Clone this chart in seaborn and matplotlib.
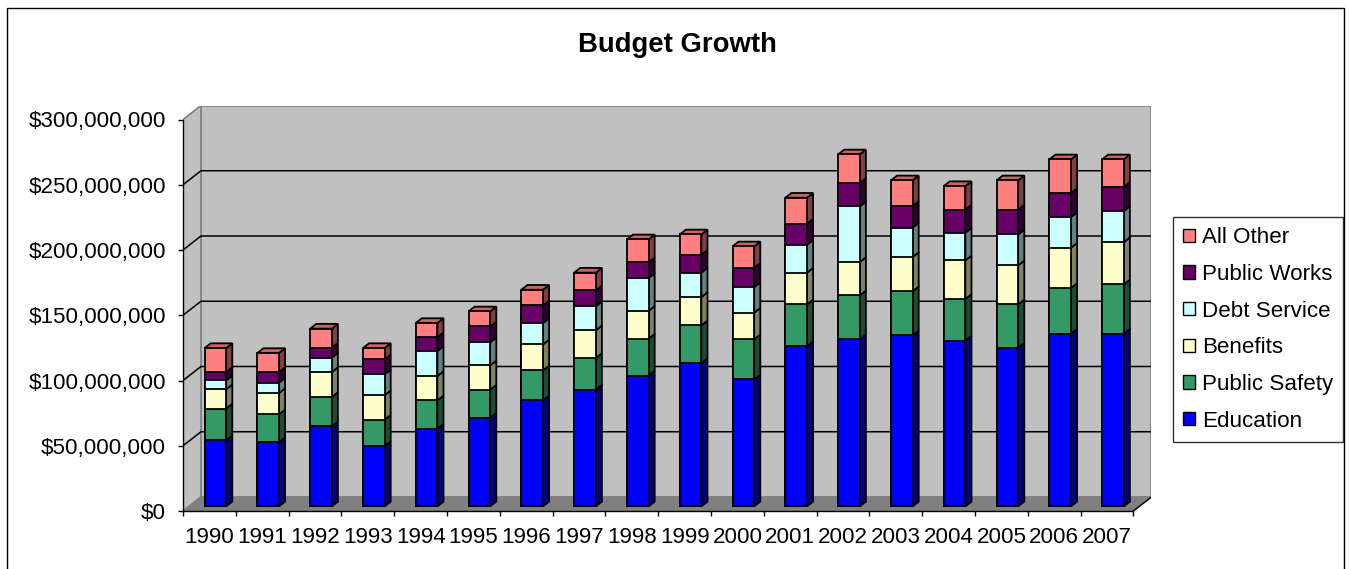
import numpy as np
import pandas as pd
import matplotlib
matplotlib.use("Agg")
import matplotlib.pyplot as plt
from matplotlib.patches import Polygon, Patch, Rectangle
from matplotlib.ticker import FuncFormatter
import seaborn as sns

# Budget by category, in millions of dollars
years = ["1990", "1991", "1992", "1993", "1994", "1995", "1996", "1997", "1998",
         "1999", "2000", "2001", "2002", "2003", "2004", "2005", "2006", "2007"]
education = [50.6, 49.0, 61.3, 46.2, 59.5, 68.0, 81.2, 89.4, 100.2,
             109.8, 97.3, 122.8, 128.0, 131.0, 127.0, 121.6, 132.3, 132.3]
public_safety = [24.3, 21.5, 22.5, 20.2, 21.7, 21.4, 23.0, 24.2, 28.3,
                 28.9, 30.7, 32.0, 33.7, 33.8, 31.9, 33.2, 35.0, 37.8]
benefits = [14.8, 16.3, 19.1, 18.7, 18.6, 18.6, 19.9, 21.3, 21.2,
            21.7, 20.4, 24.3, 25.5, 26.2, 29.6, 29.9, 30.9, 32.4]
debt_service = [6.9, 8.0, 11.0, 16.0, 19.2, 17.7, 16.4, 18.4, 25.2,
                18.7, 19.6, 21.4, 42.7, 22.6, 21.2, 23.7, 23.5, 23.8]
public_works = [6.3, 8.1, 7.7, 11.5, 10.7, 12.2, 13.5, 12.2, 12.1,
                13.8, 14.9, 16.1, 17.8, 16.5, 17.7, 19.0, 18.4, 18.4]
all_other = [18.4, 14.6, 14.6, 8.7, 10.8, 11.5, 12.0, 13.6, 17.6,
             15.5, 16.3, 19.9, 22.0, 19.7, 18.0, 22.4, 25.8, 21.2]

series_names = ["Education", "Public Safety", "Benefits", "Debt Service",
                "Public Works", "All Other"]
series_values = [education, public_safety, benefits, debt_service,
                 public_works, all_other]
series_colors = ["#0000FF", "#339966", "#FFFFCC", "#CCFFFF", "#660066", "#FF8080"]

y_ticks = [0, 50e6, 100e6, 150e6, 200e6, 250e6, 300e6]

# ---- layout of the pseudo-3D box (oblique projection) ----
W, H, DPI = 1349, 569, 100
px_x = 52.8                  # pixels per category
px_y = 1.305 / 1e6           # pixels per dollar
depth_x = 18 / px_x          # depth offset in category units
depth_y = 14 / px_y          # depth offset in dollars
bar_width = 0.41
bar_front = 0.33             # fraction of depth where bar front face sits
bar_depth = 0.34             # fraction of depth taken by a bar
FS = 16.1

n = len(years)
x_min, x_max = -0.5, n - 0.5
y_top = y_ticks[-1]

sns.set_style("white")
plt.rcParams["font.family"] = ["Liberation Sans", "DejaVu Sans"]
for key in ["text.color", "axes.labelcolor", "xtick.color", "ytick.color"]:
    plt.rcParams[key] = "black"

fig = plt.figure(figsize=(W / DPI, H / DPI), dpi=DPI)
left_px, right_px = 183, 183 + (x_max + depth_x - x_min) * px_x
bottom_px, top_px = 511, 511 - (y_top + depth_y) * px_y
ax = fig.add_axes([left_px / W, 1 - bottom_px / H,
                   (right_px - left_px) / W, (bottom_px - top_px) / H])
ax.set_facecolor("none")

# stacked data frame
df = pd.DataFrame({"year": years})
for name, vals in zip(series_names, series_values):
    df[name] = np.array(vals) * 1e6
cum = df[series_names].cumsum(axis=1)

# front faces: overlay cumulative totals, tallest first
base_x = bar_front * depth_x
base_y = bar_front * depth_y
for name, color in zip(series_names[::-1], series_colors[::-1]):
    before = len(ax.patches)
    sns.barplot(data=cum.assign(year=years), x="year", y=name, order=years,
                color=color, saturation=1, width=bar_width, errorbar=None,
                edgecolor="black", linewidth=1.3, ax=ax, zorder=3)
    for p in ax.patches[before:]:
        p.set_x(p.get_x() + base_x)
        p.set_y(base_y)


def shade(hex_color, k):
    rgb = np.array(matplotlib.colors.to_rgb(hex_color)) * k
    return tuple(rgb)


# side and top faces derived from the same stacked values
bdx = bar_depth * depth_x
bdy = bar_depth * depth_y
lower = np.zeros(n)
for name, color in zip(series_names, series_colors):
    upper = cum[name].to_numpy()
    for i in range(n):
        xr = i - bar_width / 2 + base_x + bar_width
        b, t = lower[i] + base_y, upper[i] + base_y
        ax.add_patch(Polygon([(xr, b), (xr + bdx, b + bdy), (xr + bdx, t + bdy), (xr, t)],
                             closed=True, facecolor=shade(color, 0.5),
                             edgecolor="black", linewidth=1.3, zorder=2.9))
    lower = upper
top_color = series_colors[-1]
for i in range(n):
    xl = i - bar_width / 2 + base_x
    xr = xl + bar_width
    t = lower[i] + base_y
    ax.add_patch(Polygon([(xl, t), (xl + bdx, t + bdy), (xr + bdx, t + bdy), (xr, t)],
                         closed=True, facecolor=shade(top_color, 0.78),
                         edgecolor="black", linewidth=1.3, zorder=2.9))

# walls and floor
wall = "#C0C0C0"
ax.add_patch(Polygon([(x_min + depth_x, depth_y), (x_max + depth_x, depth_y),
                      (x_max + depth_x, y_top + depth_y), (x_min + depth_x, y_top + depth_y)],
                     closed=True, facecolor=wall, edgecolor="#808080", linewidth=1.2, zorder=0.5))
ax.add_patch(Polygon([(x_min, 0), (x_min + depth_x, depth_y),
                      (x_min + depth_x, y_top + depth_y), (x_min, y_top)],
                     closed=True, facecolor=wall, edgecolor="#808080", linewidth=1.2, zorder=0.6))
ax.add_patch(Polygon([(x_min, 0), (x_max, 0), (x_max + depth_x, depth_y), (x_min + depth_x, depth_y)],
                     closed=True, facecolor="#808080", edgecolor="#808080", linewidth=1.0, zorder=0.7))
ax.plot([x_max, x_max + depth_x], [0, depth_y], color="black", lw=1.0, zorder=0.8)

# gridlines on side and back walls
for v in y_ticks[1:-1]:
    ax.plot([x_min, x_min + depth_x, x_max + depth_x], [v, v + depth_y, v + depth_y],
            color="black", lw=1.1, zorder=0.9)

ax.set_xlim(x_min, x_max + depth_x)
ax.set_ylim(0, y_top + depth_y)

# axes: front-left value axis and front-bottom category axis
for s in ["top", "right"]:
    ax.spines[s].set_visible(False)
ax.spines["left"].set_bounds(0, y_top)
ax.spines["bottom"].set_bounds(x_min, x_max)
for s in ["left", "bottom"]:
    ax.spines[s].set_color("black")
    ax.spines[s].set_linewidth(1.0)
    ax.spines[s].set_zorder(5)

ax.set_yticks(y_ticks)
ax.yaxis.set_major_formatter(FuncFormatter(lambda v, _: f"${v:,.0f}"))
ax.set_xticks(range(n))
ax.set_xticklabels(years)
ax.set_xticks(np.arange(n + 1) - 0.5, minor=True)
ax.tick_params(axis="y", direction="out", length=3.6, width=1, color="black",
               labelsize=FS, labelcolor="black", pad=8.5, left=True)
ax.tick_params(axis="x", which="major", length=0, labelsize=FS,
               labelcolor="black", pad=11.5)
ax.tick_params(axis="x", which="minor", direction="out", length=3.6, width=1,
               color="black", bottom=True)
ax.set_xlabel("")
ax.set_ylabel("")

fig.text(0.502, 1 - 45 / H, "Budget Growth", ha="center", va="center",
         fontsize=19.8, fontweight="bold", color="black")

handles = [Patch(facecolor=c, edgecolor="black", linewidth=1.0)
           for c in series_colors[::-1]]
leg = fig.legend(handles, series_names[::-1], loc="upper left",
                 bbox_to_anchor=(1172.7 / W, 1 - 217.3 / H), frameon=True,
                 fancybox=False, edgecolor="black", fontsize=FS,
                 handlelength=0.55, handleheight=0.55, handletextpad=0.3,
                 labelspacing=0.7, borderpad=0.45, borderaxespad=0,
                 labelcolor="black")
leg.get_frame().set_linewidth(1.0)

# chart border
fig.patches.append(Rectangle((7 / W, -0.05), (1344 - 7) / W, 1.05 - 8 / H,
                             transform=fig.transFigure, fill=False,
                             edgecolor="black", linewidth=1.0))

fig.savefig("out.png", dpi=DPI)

────────────────────

- [TASK OBJECTIVE]
Write down every line from the opening of the listing to the line with "import seaborn as sns", both included, and nothing else; the pictures are omitted.

- [RESULT]
Clone this chart in seaborn and matplotlib.
import numpy as np
import pandas as pd
import matplotlib
matplotlib.use("Agg")
import matplotlib.pyplot as plt
from matplotlib.patches import Polygon, Patch, Rectangle
from matplotlib.ticker import FuncFormatter
import seaborn as sns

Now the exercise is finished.